I – La Iglesia por ocasión de Pentecostés.
Oración en una atmósfera de armonía y
concordia
Como tantas otras fiestas litúrgicas, Pentecostés nos hace recordar uno de los grandes misterios de la fundación de la Iglesia por Jesús. Ella se encontraba en estado casi embrionario –alegóricamente, se podría compararla a una niña de tierna edad- reunida en torno de la Madre de Cristo. Allí en el Cenáculo, según nos relatan los Hechos de los Apóstoles en la primera lectura, sucedieron fenómenos místicos de excelsa magnitud, acompañados de manifestaciones sensibles de orden natural: ruido como de un viento impetuoso, lenguas de fuego, los discípulos expresándose en diversas lenguas sin haberlas aprendido antes.
El alto
significado simbólico del conjunto de estos acontecimientos, como de cada uno
en particular, fue materia para innumerables y sustanciosos comentarios de
exegetas y teólogos de gran valor, como se hace claro por anteriores
observaciones hechas por nosotros en artículo publicado en 2002 [1]. Hoy nos
cabe destacar otros aspectos de no menos importancia correlacionados con la narración
hecha por San Lucas (Hechos 2, 1-11), para entender mejor el Evangelio de este
domingo, la propia festividad de Pentecostés.
Como figura
exponencial, se destaca la Santísima Virgen María, predestinada desde toda la
eternidad a ser Madre de Dios. Se diría que había alcanzado la plenitud máxima
de todas las gracias y dones, sin embargo, en Pentecostés, más y más le sería
concedido. Así como fuera electa para el insuperable don de la maternidad
divina, le cabía ahora el tornarse Madre del Cuerpo Místico de Cristo y, tal
cual se dio en la Encarnación del Verbo, descendió sobre Ella el Espíritu Santo,
por medio de una nueva y riquísima efusión de gracias, a fin de adornarla con
virtudes y dones propios y proclamarla “Madre de la Iglesia”. […]
Monseñor Joao Clá Dias, EP |
III – Conclusión
¡Cuánto se
habla de paz, en estos días, y cuánto se vive en el extremo opuesto de ella!

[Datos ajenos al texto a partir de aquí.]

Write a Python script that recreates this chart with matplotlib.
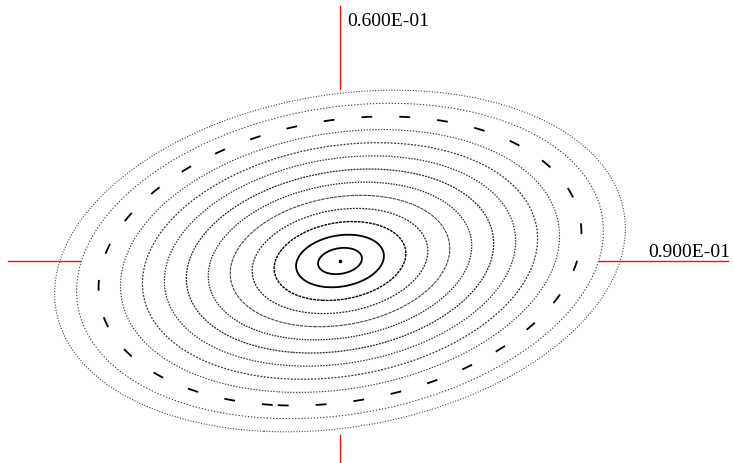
import numpy as np
import matplotlib.pyplot as plt

# centre of the field, also printed on the cross hairs
x0 = 0.06
y0 = 0.09
x_label = "0.600E-01"
y_label = "0.900E-01"

# quadratic form: step between rings along x and y, and the x-y coupling
step_x = 0.002155
step_y = 0.00129
coupling = 0.19

# contour levels (in ring steps)
levels = [1, 2, 3, 4, 5, 6, 7, 8, 9, 10, 11, 12, 13]

# one line pattern per ring, inner to outer
ring_styles = [
    "solid", "solid", (0, (2, 0.7)), (0, (1.5, 1)), (0, (3, 0.8)),
    (0, (1.2, 1)), (0, (1.5, 0.9)), (0, (1.2, 1.1)), (0, (1.5, 1.2)), (0, (1.2, 1.4)),
    (0, (6, 15)), (0, (1.2, 1.8)), (0, (1, 1.6)),
]
ring_widths = [1.3, 1.3, 1.0, 0.9, 0.8, 0.9, 0.9, 0.9, 0.9, 0.8, 1.3, 0.75, 0.75]
ring_colors = ["black", "black", "black", "#222222", "#444444", "#222222",
               "#222222", "#333333", "#333333", "#333333", "black", "#333333", "#333333"]

fig = plt.figure(figsize=(7.34, 4.64), dpi=100)
ax = fig.add_axes([0, 0, 1, 1])
ax.set_xlim(0.026, 0.0994)
ax.set_ylim(0.0698, 0.1162)
ax.axis("off")

xs = np.linspace(0.026, 0.0994, 900)
ys = np.linspace(0.0698, 0.1162, 600)
X, Y = np.meshgrid(xs, ys)
u = (X - x0) / step_x
v = (Y - y0) / step_y
R = np.sqrt(u**2 - 2 * coupling * u * v + v**2)

ax.contour(X, Y, R, levels=levels, colors=ring_colors,
           linestyles=ring_styles, linewidths=ring_widths)
ax.plot([x0], [y0], marker="o", markersize=1.6, color="black")

# red cross hairs through the centre
red = "#ee1111"
ax.plot([x0, x0], [0.1155, 0.1072], color=red, lw=1)
ax.plot([x0, x0], [0.0726, 0.0690], color=red, lw=1)
ax.plot([0.0268, 0.0340], [y0, y0], color=red, lw=1)
ax.plot([0.0859, 0.0988], [y0, y0], color=red, lw=1)

ax.text(x0 + 0.0007, 0.1136, x_label, family="Liberation Serif",
        fontsize=14, va="baseline", ha="left")
ax.text(0.0908, y0 + 0.0005, y_label, family="Liberation Serif",
        fontsize=14, va="baseline", ha="left")

fig.savefig("out.png", dpi=100)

El
interior de los corazones se encuentra penetrado de tedio, aprensión, miedo,
desánimo y frustración, cuando no de orgullo, sensualidad y falta de pudor. La
institución de la familia se va haciendo una pieza de anticuario. Las ansias de
obtener, no importa porqué medio, sin tomar en cuenta el derecho ajeno, van caracterizando
todas las naciones en los últimos tiempos. En síntesis, no hay paz individual,
ni familiar, ni en el interior de las naciones.
¡Nuestros ojos
deben volverse a la Reina de la Paz para pedir por su poderosa intercesión para
que su Divino Hijo nos envíe un nuevo Pentecostés y sea, renovada la faz de la
tierra, como la mejor solución para el gran caos contemporáneo!
[1] Cf. João S. Clá Dias, E renovareis a face da Terra... In:
Revista Arautos do Evangelho. mai 2002, pp. 5-10.